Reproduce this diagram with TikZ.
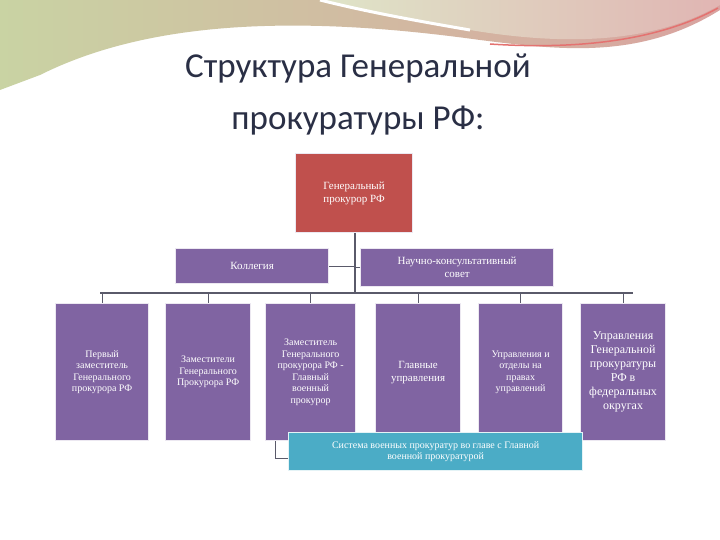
\documentclass[tikz,border=0pt]{standalone}
\usepackage{fontspec}
\setmainfont{Liberation Serif}
\newfontfamily\titlefont{Carlito}
\definecolor{pur}{HTML}{8064A2}
\definecolor{redb}{HTML}{C0504D}
\definecolor{cyanb}{HTML}{4BACC6}
\definecolor{pinkw}{HTML}{D9A3A0}
\definecolor{greenw}{HTML}{C9D3A3}
\definecolor{linec}{HTML}{5A5A6A}
\definecolor{titlec}{HTML}{2A2F45}
\begin{document}
\begin{tikzpicture}[x=1pt,y=-1pt,
  box/.style={draw=white!85!pur,line width=1.2pt,fill=pur,text=white,align=center,font=\fontsize{10}{11.5}\selectfont,inner sep=2pt,anchor=north west},
  conn/.style={draw=linec,line width=1.2pt}]
\useasboundingbox (0,0) rectangle (720,540);
\fill[white] (0,0) rectangle (720,540);
% top decoration
\shade[left color=greenw,right color=pinkw] (0,0) -- (720,0) -- (720,10) .. controls (640,60) and (560,50) .. (480,40) .. controls (300,15) and (150,20) .. (40,75) -- (0,90) -- cycle;
\shade[left color=greenw!60!white,right color=pinkw!80!white] (320,0) -- (720,0) -- (720,5) .. controls (650,45) and (560,45) .. (470,30) .. controls (400,18) and (360,10) .. (320,0) -- cycle;
\draw[white,line width=3pt] (320,0) .. controls (360,10) and (400,18) .. (470,30);
\draw[pinkw!70!red,line width=1.5pt] (490,44) .. controls (580,50) and (660,40) .. (718,8);
% title
\node[font=\titlefont\fontsize{35}{52}\selectfont,text=titlec,align=center] (title) at (358,95) {Структура Генеральной\\прокуратуры РФ:};
% nodes
\node[box,fill=redb,minimum width=117pt,minimum height=79pt,font=\fontsize{11}{13}\selectfont] (gp) at (295,153) {Генеральный\\прокурор РФ};
\node[box,minimum width=153pt,minimum height=35pt,font=\fontsize{11}{13}\selectfont] (kol) at (175,248) {Коллегия};
\node[box,minimum width=193pt,minimum height=38pt,font=\fontsize{11}{13}\selectfont] (nks) at (360,248) {Научно-консультативный\\совет};
\node[box,minimum width=93pt,minimum height=137pt] (b1) at (55,303) {Первый\\заместитель\\Генерального\\прокурора РФ};
\node[box,minimum width=85pt,minimum height=137pt] (b2) at (165,303) {Заместители\\Генерального\\Прокурора РФ};
\node[box,minimum width=90pt,minimum height=137pt] (b3) at (265,303) {Заместитель\\Генерального\\прокурора РФ -\\Главный\\военный\\прокурор};
\node[box,minimum width=85pt,minimum height=137pt,font=\fontsize{11}{13}\selectfont] (b4) at (375,303) {Главные\\управления};
\node[box,minimum width=84pt,minimum height=137pt] (b5) at (478,303) {Управления и\\отделы на\\правах\\управлений};
\node[box,minimum width=85pt,minimum height=137pt,font=\fontsize{12}{14}\selectfont] (b6) at (580,303) {Управления\\Генеральной\\прокуратуры\\РФ в\\федеральных\\округах};
\node[box,fill=cyanb,draw=white!85!cyanb,minimum width=294pt,minimum height=38pt] (sys) at (288,432) {Система военных прокуратур во главе с Главной\\военной прокуратурой};
% connectors
\coordinate (bus) at (355,293);
\draw[conn] (gp.south -| bus) -- (bus);
\draw[conn] (kol.east) -- (kol.east -| bus);
\draw[conn] (nks.west) -- (nks.west -| bus);
\draw[conn] (100,293) -- (633,293);
\foreach \b in {b1,b2,b3,b4,b5,b6}{\draw[conn,line width=0.8pt] (\b.north |- bus) -- (\b.north);}
\coordinate (bend) at (275,458);
\draw[conn,line width=0.8pt] (b3.south west) ++(10,0) coordinate (s3) (s3) -- (bend) -- (bend -| sys.west);
\end{tikzpicture}
\end{document}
= = =
Restate the listing above word for word, and skip the pictures.

● Result for this exercise
Reproduce this diagram with TikZ.
\documentclass[tikz,border=0pt]{standalone}
\usepackage{fontspec}
\setmainfont{Liberation Serif}
\newfontfamily\titlefont{Carlito}
\definecolor{pur}{HTML}{8064A2}
\definecolor{redb}{HTML}{C0504D}
\definecolor{cyanb}{HTML}{4BACC6}
\definecolor{pinkw}{HTML}{D9A3A0}
\definecolor{greenw}{HTML}{C9D3A3}
\definecolor{linec}{HTML}{5A5A6A}
\definecolor{titlec}{HTML}{2A2F45}
\begin{document}
\begin{tikzpicture}[x=1pt,y=-1pt,
  box/.style={draw=white!85!pur,line width=1.2pt,fill=pur,text=white,align=center,font=\fontsize{10}{11.5}\selectfont,inner sep=2pt,anchor=north west},
  conn/.style={draw=linec,line width=1.2pt}]
\useasboundingbox (0,0) rectangle (720,540);
\fill[white] (0,0) rectangle (720,540);
% top decoration
\shade[left color=greenw,right color=pinkw] (0,0) -- (720,0) -- (720,10) .. controls (640,60) and (560,50) .. (480,40) .. controls (300,15) and (150,20) .. (40,75) -- (0,90) -- cycle;
\shade[left color=greenw!60!white,right color=pinkw!80!white] (320,0) -- (720,0) -- (720,5) .. controls (650,45) and (560,45) .. (470,30) .. controls (400,18) and (360,10) .. (320,0) -- cycle;
\draw[white,line width=3pt] (320,0) .. controls (360,10) and (400,18) .. (470,30);
\draw[pinkw!70!red,line width=1.5pt] (490,44) .. controls (580,50) and (660,40) .. (718,8);
% title
\node[font=\titlefont\fontsize{35}{52}\selectfont,text=titlec,align=center] (title) at (358,95) {Структура Генеральной\\прокуратуры РФ:};
% nodes
\node[box,fill=redb,minimum width=117pt,minimum height=79pt,font=\fontsize{11}{13}\selectfont] (gp) at (295,153) {Генеральный\\прокурор РФ};
\node[box,minimum width=153pt,minimum height=35pt,font=\fontsize{11}{13}\selectfont] (kol) at (175,248) {Коллегия};
\node[box,minimum width=193pt,minimum height=38pt,font=\fontsize{11}{13}\selectfont] (nks) at (360,248) {Научно-консультативный\\совет};
\node[box,minimum width=93pt,minimum height=137pt] (b1) at (55,303) {Первый\\заместитель\\Генерального\\прокурора РФ};
\node[box,minimum width=85pt,minimum height=137pt] (b2) at (165,303) {Заместители\\Генерального\\Прокурора РФ};
\node[box,minimum width=90pt,minimum height=137pt] (b3) at (265,303) {Заместитель\\Генерального\\прокурора РФ -\\Главный\\военный\\прокурор};
\node[box,minimum width=85pt,minimum height=137pt,font=\fontsize{11}{13}\selectfont] (b4) at (375,303) {Главные\\управления};
\node[box,minimum width=84pt,minimum height=137pt] (b5) at (478,303) {Управления и\\отделы на\\правах\\управлений};
\node[box,minimum width=85pt,minimum height=137pt,font=\fontsize{12}{14}\selectfont] (b6) at (580,303) {Управления\\Генеральной\\прокуратуры\\РФ в\\федеральных\\округах};
\node[box,fill=cyanb,draw=white!85!cyanb,minimum width=294pt,minimum height=38pt] (sys) at (288,432) {Система военных прокуратур во главе с Главной\\военной прокуратурой};
% connectors
\coordinate (bus) at (355,293);
\draw[conn] (gp.south -| bus) -- (bus);
\draw[conn] (kol.east) -- (kol.east -| bus);
\draw[conn] (nks.west) -- (nks.west -| bus);
\draw[conn] (100,293) -- (633,293);
\foreach \b in {b1,b2,b3,b4,b5,b6}{\draw[conn,line width=0.8pt] (\b.north |- bus) -- (\b.north);}
\coordinate (bend) at (275,458);
\draw[conn,line width=0.8pt] (b3.south west) ++(10,0) coordinate (s3) (s3) -- (bend) -- (bend -| sys.west);
\end{tikzpicture}
\end{document}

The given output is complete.